Getting ready for growth

Your business is going gangbusters. Though good for the bottom line, growth will have implications for your people strategy. The trick is managing it effectively

Getting ready for growth

So you’ve hit the accelerator pedal. Your business is scaling up – fast. It’s a nice problem to have, of course. But you are experiencing growing pains: running out of space, scared about cashflow and top of the list, you are hitting a whole pile of new people problems that you just didn’t anticipate. 

It goes without saying that fast growth in itself can motivate your people. Most people like to feel part of something that is growing and going somewhere. However, and I can speak from experience of owning a business in hyper-growth mode, it can also present lots of new challenges that you just didn’t plan for. In this month’s column I hope to give you some food for thought and practical ideas on how to manage your people whether you are experiencing fast growth right now or if you are just planning for it. 

Bring the right people in

Taking the time to make the right hiring decisions can be one of the hardest things to do when you are under pressure from customers to deliver.  However, the people you bring in, particularly the first 100 employees, are absolutely critical to your future success and essential to retaining and developing your company culture and values. 

Be clear with anyone thinking of joining you that change is inevitable. By joining a company that is scaling up, their role, environment, processes and structure are all going to go through numerous reinventions over the coming months and years as the business evolves. You also want people who are smart about how to manage projects or deliverables with insufficient resources. No matter how well or fast you recruit, if you are growing quickly you will never have enough employees or funds for what you need but bright problem-solvers manage to adapt to the situation at hand and find a way through.

Keep your existing team

If you’ve been operating a nice small business with say up to 15–20 employees for a while before you hit your stride, then the first thing you will see creep into your existing team is insecurity. They are likely to feel threatened by a sudden influx of new people with your senior people worrying that their stature is going to be reduced and your junior people feeling more distant from you as the owner and as such neglected or less important to the company. 
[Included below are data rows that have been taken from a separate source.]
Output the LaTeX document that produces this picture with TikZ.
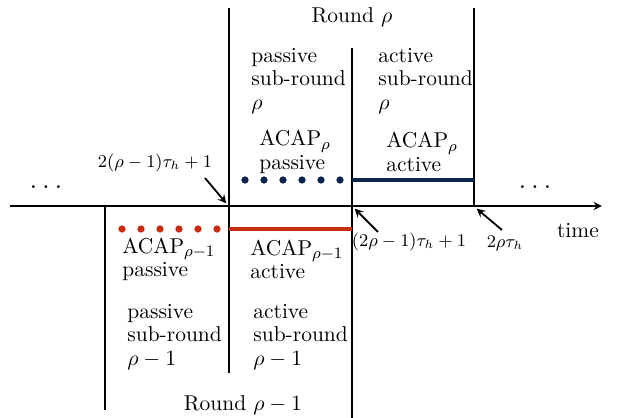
\documentclass[tikz,border=0pt]{standalone}
\usepackage{amsmath, amssymb}
\usepackage{xcolor}
\usepackage{tikz}
\definecolor{acapblue}{RGB}{10,36,80}
\definecolor{acapred}{RGB}{200,45,15}
\tikzset{
    border/.style={line width=0.9pt},
    acapline/.style={line width=2.3pt},
    bluedot/.style={circle, fill=acapblue, inner sep=1.3pt, outer sep=0pt},
    reddot/.style={circle, fill=acapred, inner sep=1.3pt, outer sep=0pt},
    phaselabel/.style={align=left, anchor=west, inner sep=0pt},
    instant/.style={font=\fontsize{8.6}{10}\selectfont}
}

\begin{document}
\begin{tikzpicture}[scale=0.884, >=stealth, font=\fontsize{10.8}{11.8}\selectfont]
    \useasboundingbox (-4.58,-4.24) rectangle (7.86,4.12);

    % time axis
    \coordinate (start) at (-4.38,0);
    \coordinate (end) at (7.46,0);
    \draw[border, ->] (start) -- (end);
    \node (time) at (6.98,-0.50) {time};

    % instants on the axis
    \coordinate (t1) at (0,0);
    \coordinate (t2) at (2.46,0);
    \coordinate (t3) at (4.90,0);

    % borders of round rho (above the axis)
    \coordinate (u1) at (0,3.96);
    \coordinate (u2) at (2.46,3.16);
    \coordinate (u3) at (4.90,3.96);

    % borders of round rho-1 (below the axis)
    \coordinate (d0) at (-2.48,0);
    \coordinate (d0b) at (-2.48,-4.08);
    \coordinate (d1) at (0,-3.34);
    \coordinate (d2) at (2.46,-4.24);

    \draw[border] (u1) -- (d1);
    \draw[border] (u2) -- (d2);
    \draw[border] (u3) -- (t3);
    \draw[border] (d0) -- (d0b);

    % ACAP lines
    \foreach \x in {0.32,0.70,1.08,1.46,1.84,2.22}
        \node[bluedot] at (\x,0.52) {};
    \draw[acapline, acapblue] (2.46,0.52) -- (4.90,0.52);
    \foreach \x in {-2.14,-1.76,-1.38,-1.00,-0.62,-0.24}
        \node[reddot] at (\x,-0.46) {};
    \draw[acapline, acapred] (0,-0.46) -- (2.46,-0.46);

    % dots before and after
    \node (lmore) at (-3.66,0.38) {\Large$\ldots$};
    \node (rmore) at (6.12,0.38) {\Large$\ldots$};

    % labels above
    \node (round) at (2.46,3.78) {Round $\rho$};
    \node[phaselabel] (psub) at (0.44,2.50) {passive\\sub-round\\$\rho$};
    \node[phaselabel] (asub) at (2.98,2.50) {active\\sub-round\\$\rho$};
    \node[phaselabel] (pacap) at (0.60,1.08) {ACAP$_\rho$\\passive};
    \node[phaselabel] (aacap) at (3.14,1.08) {ACAP$_\rho$\\active};

    % labels below
    \node[phaselabel] (pacapm) at (-2.14,-1.07) {ACAP$_{\rho-1}$\\passive};
    \node[phaselabel] (aacapm) at (0.42,-1.07) {ACAP$_{\rho-1}$\\active};
    \node[phaselabel] (psubm) at (-2.04,-2.62) {passive\\sub-round\\$\rho-1$};
    \node[phaselabel] (asubm) at (0.48,-2.62) {active\\sub-round\\$\rho-1$};
    \node (roundm) at (0.28,-3.98) {Round $\rho-1$};

    % instant labels and their arrows
    \node[instant] (lab1) at (-1.48,0.86) {$2(\rho-1)\tau_h+1$};
    \node[instant] (lab2) at (3.60,-0.72) {$(2\rho-1)\tau_h+1$};
    \node[instant] (lab3) at (5.52,-0.74) {$2\rho\tau_h$};
    \coordinate (s1) at (-0.48,0.56);
    \coordinate (s2) at (2.98,-0.52);
    \coordinate (s3) at (5.46,-0.48);
    \draw[border, ->] (s1) -- ([shift={(-1.5pt,1.5pt)}]t1);
    \draw[border, ->] (s2) -- ([shift={(1.5pt,-1.5pt)}]t2);
    \draw[border, ->] (s3) -- ([shift={(1.5pt,-1.5pt)}]t3);
\end{tikzpicture}
\end{document}
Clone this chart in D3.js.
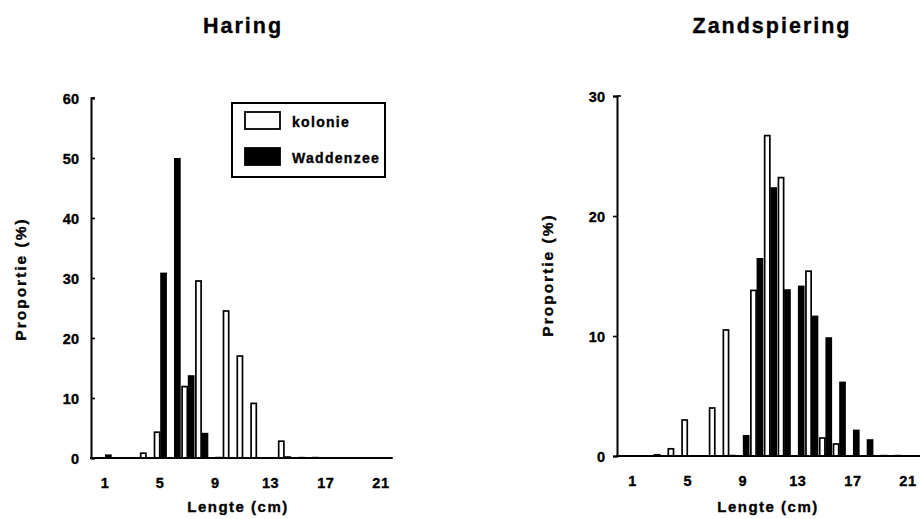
<!DOCTYPE html>
<html><head><meta charset="utf-8">
<script src="https://cdn.jsdelivr.net/npm/d3@7"></script>
<style>
html,body{margin:0;padding:0;background:#fff;}
text{font-family:"Liberation Sans",Arial,Helvetica,sans-serif;font-weight:bold;fill:#000;stroke:#000;stroke-width:0.35px;}
</style></head>
<body>
<svg id="c" width="920" height="519"></svg>
<script>
const lengths = [1,2,3,4,5,6,7,8,9,10,11,12,13,14,15,16,17,18,19,20,21];
const xTicks = [1,5,9,13,17,21];
const haringKolonie    = [0,0,0,0.8,4.3,0,11.9,29.5,0,24.5,17.0,9.1,0,2.8,0,0,0,0,0,0,0];
const haringWaddenzee  = [0.6,0,0,0,30.9,50.0,13.8,4.2,0.2,0,0,0,0,0.3,0.2,0.2,0,0.1,0,0,0];
const zandKolonie      = [0,0,0.1,0.6,3.0,0,4.0,10.5,0,13.8,26.7,23.2,0,15.4,1.5,1.0,0,0,0,0,0];
const zandWaddenzee    = [0,0,0,0,0,0,0,0.1,1.75,16.5,22.4,13.9,14.2,11.7,9.9,6.2,2.2,1.4,0.1,0.1,0];
const haringYTicks = [0,10,20,30,40,50,60];
const zandYTicks = [0,10,20,30];
const titles = ["Haring","Zandspiering"];
const xLabel = "Lengte (cm)";
const yLabel = "Proportie (%)";
const legendLabels = ["kolonie","Waddenzee"];

const svg = d3.select("#c");

function panel(cfg){
  const g = svg.append("g");
  const x = d3.scaleLinear().domain([1,21]).range(cfg.xr);
  const y = d3.scaleLinear().domain([0,cfg.ymax]).range([cfg.y0, cfg.y1]);
  const step = x(2)-x(1);
  const bw = step*0.45;

  const data = lengths.map((l,i)=>({l, k:cfg.kol[i], w:cfg.wad[i]}));
  g.selectAll("rect.k").data(data.filter(d=>d.k>0)).join("rect")
    .attr("x", d=>x(d.l)-bw+0.5).attr("width", bw-1)
    .attr("y", d=>y(d.k)).attr("height", d=>y(0)-y(d.k))
    .attr("fill","#fff").attr("stroke","#000").attr("stroke-width",1.7);
  g.selectAll("rect.w").data(data.filter(d=>d.w>0)).join("rect")
    .attr("x", d=>x(d.l)).attr("width", bw+0.5)
    .attr("y", d=>y(d.w)).attr("height", d=>Math.max(1, y(0)-y(d.w)))
    .attr("fill","#000");

  const ya = d3.axisLeft(y).tickValues(cfg.yticks).tickSizeOuter(0)
    .tickSize(cfg.tickIn ? -4 : 4).tickPadding(cfg.tickIn ? 12 : 8);
  const yg = g.append("g").attr("transform",`translate(${cfg.ax},0)`).call(ya);
  yg.attr("font-size",null).attr("font-family",null);
  yg.select(".domain").attr("stroke-width",2);
  yg.selectAll(".tick line").attr("stroke-width",1.6);
  yg.selectAll("text").style("font-size","14.5px").attr("dy","0.36em");
  g.append("line").attr("x1",cfg.ax).attr("x2",cfg.ax+4).attr("y1",y(cfg.ymax)).attr("y2",y(cfg.ymax))
    .attr("stroke","#000").attr("stroke-width",1.6);

  g.append("line").attr("x1",cfg.ax-1).attr("x2",x(cfg.xEnd)).attr("y1",y(0)).attr("y2",y(0))
    .attr("stroke","#000").attr("stroke-width",2.2);
  g.selectAll("text.xt").data(xTicks).join("text")
    .attr("x",d=>x(d)).attr("y",y(0)+30).attr("text-anchor","middle")
    .style("font-size","14.5px").style("letter-spacing","0.6px").text(d=>d);

  g.append("text").attr("x",cfg.tx).attr("y",33).attr("text-anchor","middle")
    .style("font-size","21.5px").style("letter-spacing","2px").text(cfg.title);
  g.append("text").attr("x",cfg.lx).attr("y",512).attr("text-anchor","middle")
    .style("font-size","15px").style("letter-spacing","1.5px").text(xLabel);
  g.append("text").attr("transform",`translate(${cfg.ylx},${cfg.yly}) rotate(-90)`)
    .attr("text-anchor","middle").style("font-size","15.5px").style("letter-spacing","2px").text(yLabel);
  return {x,y};
}

panel({xr:[105,381], y0:458, y1:98, ymax:60, ax:91, kol:haringKolonie, wad:haringWaddenzee,
  yticks:haringYTicks, tickIn:true, xEnd:21.85, title:titles[0], tx:243, lx:238, ylx:26, yly:279});
panel({xr:[632.7,908], y0:456, y1:96, ymax:30, ax:617, kol:zandKolonie, wad:zandWaddenzee,
  yticks:zandYTicks, tickIn:false, xEnd:23, title:titles[1], tx:772, lx:768, ylx:553, yly:275});

const lg = svg.append("g");
lg.append("rect").attr("x",232).attr("y",103).attr("width",153).attr("height",74)
  .attr("fill","#fff").attr("stroke","#000").attr("stroke-width",2);
lg.selectAll("rect.sw").data(legendLabels).join("rect")
  .attr("x",245).attr("y",(d,i)=>112+i*36).attr("width",35).attr("height",17)
  .attr("fill",(d,i)=>i? "#000":"#fff").attr("stroke","#000").attr("stroke-width",1.8);
lg.selectAll("text.lt").data(legendLabels).join("text")
  .attr("x",292).attr("y",(d,i)=>127+i*36).style("font-size","14px")
  .style("letter-spacing","1.3px").text(d=>d);
</script>
</body></html>
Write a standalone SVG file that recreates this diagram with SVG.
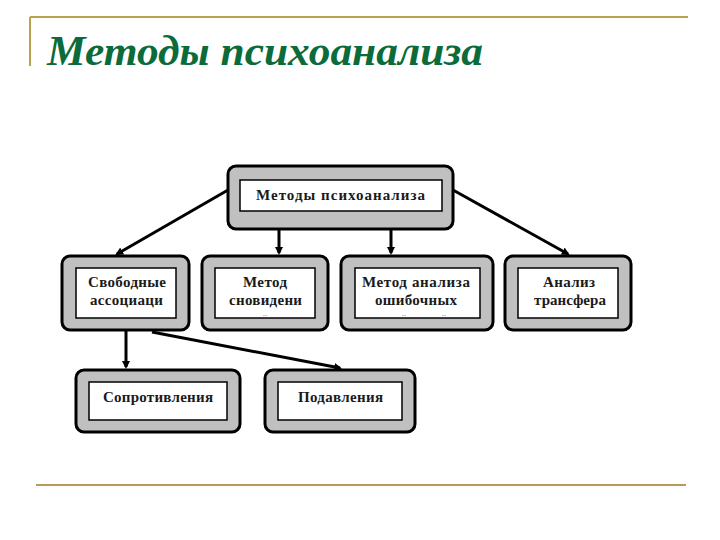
<svg xmlns="http://www.w3.org/2000/svg" width="720" height="540" viewBox="0 0 720 540">
<style>
.outer{fill:#c0c0c0;stroke:#000;stroke-width:3}
.inner{fill:#fff;stroke:#000;stroke-width:1.5}
.lbl{font-family:"Liberation Serif","DejaVu Serif",serif;font-weight:bold;font-size:15px;fill:#1a1a1a}
.dots{font-family:"Liberation Serif",serif;font-size:9px;fill:#666;text-anchor:middle}
.con{stroke:#000;stroke-width:3;fill:none;marker-end:url(#ah)}
</style>
<defs>
<marker id="ah" markerWidth="8" markerHeight="8" refX="6" refY="4" orient="auto" markerUnits="userSpaceOnUse">
<path d="M0,0 L8,4 L0,8 Z" fill="#000"/>
</marker>
</defs>
<rect width="720" height="540" fill="#fff"/>
<g id="frame">
<line x1="30" y1="17" x2="688" y2="17" stroke="#b8a24a" stroke-width="2"/>
<line x1="30" y1="17" x2="30" y2="66" stroke="#b8a24a" stroke-width="2"/>
<line x1="36" y1="485" x2="686" y2="485" stroke="#b89a5a" stroke-width="2"/>
<text x="47" y="65" font-family="Liberation Serif,serif" font-weight="bold" font-style="italic" font-size="42" fill="#0b6b3a" textLength="436" lengthAdjust="spacingAndGlyphs">Методы психоанализа</text>
</g>
<g id="connectors">
<line class="con" x1="228" y1="190" x2="117" y2="254"/>
<line class="con" x1="279" y1="229" x2="279" y2="253"/>
<line class="con" x1="391" y1="229" x2="391" y2="253"/>
<line class="con" x1="453" y1="190" x2="568" y2="254"/>
<line class="con" x1="126" y1="331" x2="126" y2="367"/>
<line class="con" x1="152" y1="332" x2="340" y2="368"/>
</g>
<g id="n0">
<rect class="outer" x="228" y="166" width="225" height="63" rx="8"/>
<rect class="inner" x="240" y="180" width="202" height="31"/>
<text class="lbl" x="256" y="200" textLength="169" lengthAdjust="spacing">Методы психоанализа</text>
</g>
<g id="n1">
<rect class="outer" x="62" y="256" width="127" height="74" rx="8"/>
<rect class="inner" x="76" y="268" width="100" height="50"/>
<text class="lbl" x="88" y="287" textLength="78" lengthAdjust="spacing">Свободные</text>
<text class="lbl" x="90" y="305" textLength="73" lengthAdjust="spacing">ассоциаци</text>
</g>
<g id="n2">
<rect class="outer" x="202" y="256" width="126" height="74" rx="8"/>
<rect class="inner" x="215" y="268" width="100" height="50"/>
<text class="lbl" x="243" y="287" textLength="44" lengthAdjust="spacing">Метод</text>
<text class="lbl" x="229" y="305" textLength="73" lengthAdjust="spacing">сновидени</text>
<text class="dots" x="265" y="316">..</text>
</g>
<g id="n3">
<rect class="outer" x="341" y="256" width="152" height="74" rx="8"/>
<rect class="inner" x="355" y="268" width="125" height="50"/>
<text class="lbl" x="362" y="287" textLength="108" lengthAdjust="spacing">Метод анализа</text>
<text class="lbl" x="375" y="305" textLength="82" lengthAdjust="spacing">ошибочных</text>
<text class="dots" x="404" y="316">..</text>
<text class="dots" x="444" y="316">..</text>
</g>
<g id="n4">
<rect class="outer" x="505" y="256" width="126" height="74" rx="8"/>
<rect class="inner" x="518" y="268" width="100" height="50"/>
<text class="lbl" x="543" y="287" textLength="52" lengthAdjust="spacing">Анализ</text>
<text class="lbl" x="534" y="305" textLength="72" lengthAdjust="spacing">трансфера</text>
</g>
<g id="n5">
<rect class="outer" x="76" y="370" width="164" height="62" rx="8"/>
<rect class="inner" x="89" y="382" width="138" height="38"/>
<text class="lbl" x="103" y="402" textLength="110" lengthAdjust="spacing">Сопротивления</text>
</g>
<g id="n6">
<rect class="outer" x="265" y="370" width="150" height="62" rx="8"/>
<rect class="inner" x="278" y="382" width="124" height="38"/>
<text class="lbl" x="298" y="402" textLength="85" lengthAdjust="spacing">Подавления</text>
</g>
</svg>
This first issue is actually one of the easiest to solve – just get them in on the journey and your problem, then empower them to help you solve it. Ask them to write the role profiles for the new positions you need to hire; involve them in the interview processes and get them to meet and share their opinions on new hires before you bring them in so they are part of the decision. Reassure them that the only reason that you need to hire more people is that they are doing such a fantastic job in delighting your customers. 

Make sure you tell everyone about new positions before you go externally and give them the opportunity to apply for the role first. If someone’s role is going to be impacted heavily by a new hire, then make sure you cover this with them in advance. Find a new plan of action where they can focus on different objectives and mentally move away from the activities they will be passing over. This means when your new hire joins, they are focused on training them up quickly as they are excited and keen to move on to their now remit rather than becoming a blocker.

Create a solid structure

As you scale, you are likely to take on more customers, more employees, generate more revenue but also need more processes and more layers of management. As your business grows, it becomes more complex and you have to find a way to deal with that added complexity and inevitably this means more processes and hierarchy. Now this can really change a culture if implemented in the wrong way or too quickly. My advice would be to add little by little and only as much as you need to repair the cracks before things break but not so much that you cement over them and make your business rigid and too corporate. 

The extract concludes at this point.